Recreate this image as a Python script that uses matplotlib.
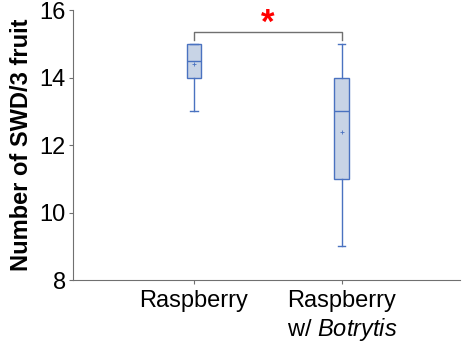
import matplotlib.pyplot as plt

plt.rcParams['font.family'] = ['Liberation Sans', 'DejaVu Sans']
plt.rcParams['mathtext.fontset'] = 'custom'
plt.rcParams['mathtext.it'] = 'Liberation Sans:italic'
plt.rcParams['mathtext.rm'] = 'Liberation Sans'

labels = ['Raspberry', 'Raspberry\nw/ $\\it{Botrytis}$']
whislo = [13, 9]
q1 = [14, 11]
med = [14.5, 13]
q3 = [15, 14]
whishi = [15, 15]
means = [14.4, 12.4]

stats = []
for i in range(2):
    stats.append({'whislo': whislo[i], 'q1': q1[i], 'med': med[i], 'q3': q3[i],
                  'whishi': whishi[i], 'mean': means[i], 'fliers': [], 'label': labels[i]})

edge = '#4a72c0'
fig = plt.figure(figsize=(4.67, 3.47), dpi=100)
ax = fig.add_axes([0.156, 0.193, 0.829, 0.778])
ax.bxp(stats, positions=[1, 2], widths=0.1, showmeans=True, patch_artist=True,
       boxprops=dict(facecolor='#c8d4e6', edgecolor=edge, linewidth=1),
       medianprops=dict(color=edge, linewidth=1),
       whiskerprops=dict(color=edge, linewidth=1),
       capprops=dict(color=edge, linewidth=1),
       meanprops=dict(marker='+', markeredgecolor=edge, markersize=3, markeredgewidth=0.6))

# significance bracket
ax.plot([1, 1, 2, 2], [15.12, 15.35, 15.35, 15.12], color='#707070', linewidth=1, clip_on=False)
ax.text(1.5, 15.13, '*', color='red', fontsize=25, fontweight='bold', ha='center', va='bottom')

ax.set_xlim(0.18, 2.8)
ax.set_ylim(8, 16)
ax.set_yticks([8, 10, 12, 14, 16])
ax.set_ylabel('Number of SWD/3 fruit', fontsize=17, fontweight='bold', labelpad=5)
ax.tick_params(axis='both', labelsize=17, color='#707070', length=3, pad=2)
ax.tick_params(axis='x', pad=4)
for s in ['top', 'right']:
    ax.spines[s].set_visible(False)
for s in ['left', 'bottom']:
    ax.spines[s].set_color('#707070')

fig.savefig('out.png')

* * *

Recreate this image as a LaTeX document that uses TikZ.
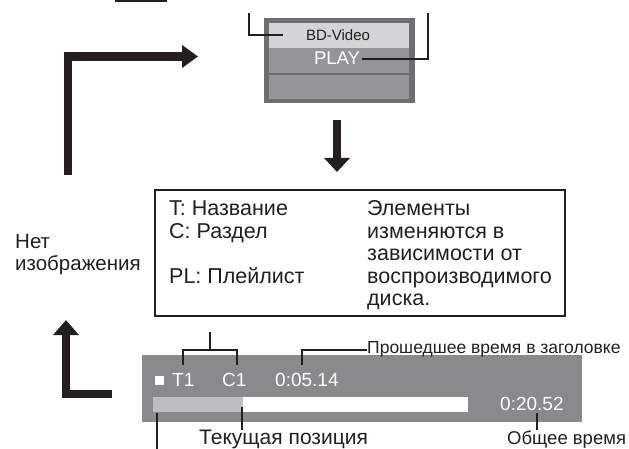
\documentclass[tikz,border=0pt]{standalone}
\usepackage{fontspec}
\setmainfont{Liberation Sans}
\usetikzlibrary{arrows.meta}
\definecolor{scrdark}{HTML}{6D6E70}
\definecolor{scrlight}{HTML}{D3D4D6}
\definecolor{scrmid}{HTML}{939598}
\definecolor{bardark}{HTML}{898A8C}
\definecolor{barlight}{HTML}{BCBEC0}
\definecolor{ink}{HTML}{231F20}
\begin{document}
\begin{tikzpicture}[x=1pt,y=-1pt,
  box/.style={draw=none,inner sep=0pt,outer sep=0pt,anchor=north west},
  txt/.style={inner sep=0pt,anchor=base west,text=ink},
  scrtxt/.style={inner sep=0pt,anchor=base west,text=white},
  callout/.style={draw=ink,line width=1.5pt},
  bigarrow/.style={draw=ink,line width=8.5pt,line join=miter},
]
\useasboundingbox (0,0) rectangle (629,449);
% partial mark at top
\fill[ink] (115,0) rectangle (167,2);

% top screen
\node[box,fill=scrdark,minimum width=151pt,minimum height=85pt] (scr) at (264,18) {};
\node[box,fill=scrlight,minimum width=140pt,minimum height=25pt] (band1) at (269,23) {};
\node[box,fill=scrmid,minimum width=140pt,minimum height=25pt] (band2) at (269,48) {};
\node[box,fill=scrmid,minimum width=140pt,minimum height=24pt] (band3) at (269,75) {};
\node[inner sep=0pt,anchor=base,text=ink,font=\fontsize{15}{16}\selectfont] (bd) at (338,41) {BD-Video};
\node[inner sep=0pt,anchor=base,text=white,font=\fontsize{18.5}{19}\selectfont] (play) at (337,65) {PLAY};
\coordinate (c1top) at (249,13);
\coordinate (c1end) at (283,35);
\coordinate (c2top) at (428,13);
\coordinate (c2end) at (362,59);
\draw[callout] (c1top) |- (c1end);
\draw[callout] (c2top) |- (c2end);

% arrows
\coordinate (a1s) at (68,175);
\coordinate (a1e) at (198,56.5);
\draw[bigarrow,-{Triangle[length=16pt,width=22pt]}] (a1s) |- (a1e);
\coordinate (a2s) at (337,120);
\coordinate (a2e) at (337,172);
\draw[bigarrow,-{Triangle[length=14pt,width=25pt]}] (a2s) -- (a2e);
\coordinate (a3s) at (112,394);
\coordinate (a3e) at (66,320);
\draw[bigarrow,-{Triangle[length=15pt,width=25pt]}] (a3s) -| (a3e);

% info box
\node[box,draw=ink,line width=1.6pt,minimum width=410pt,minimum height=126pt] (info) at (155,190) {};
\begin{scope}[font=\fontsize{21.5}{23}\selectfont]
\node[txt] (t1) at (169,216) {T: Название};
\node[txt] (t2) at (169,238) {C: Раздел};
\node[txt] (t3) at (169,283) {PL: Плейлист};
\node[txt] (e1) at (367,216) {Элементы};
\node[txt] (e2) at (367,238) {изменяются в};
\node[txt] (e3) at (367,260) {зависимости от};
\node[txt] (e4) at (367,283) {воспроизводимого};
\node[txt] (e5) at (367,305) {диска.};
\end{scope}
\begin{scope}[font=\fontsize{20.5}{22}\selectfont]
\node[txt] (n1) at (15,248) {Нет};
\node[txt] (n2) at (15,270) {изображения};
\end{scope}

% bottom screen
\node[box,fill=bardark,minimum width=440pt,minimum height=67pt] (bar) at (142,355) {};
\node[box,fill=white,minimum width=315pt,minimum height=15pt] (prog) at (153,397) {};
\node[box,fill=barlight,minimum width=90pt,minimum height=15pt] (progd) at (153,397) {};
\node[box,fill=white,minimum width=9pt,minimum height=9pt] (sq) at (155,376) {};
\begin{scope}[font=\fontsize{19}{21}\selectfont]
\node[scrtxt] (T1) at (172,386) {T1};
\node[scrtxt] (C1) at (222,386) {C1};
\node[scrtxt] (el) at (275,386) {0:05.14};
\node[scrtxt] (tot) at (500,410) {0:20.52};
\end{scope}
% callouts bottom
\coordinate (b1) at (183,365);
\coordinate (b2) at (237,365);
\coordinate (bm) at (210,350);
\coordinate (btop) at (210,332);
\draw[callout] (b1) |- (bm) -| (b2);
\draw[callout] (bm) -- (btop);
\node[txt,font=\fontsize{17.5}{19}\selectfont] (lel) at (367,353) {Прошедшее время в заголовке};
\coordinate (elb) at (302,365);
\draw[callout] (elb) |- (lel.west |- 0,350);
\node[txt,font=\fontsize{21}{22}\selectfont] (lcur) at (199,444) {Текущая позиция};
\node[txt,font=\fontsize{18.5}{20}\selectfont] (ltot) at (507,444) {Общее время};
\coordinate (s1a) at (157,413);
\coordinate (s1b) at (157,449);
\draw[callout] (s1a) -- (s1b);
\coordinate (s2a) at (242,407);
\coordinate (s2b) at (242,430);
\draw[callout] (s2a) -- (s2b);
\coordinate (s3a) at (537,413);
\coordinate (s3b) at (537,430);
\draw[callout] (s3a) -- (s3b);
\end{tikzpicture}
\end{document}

* * *

AIM OF THE TASK :: Your task is to quote, unchanged, only the lines from the line bearing "Recreate this image as a Python" through the line bearing "import matplotlib.pyplot as plt"; the pictures are not part of the copy.

PROBLEM SOLUTION ::
Recreate this image as a Python script that uses matplotlib.
import matplotlib.pyplot as plt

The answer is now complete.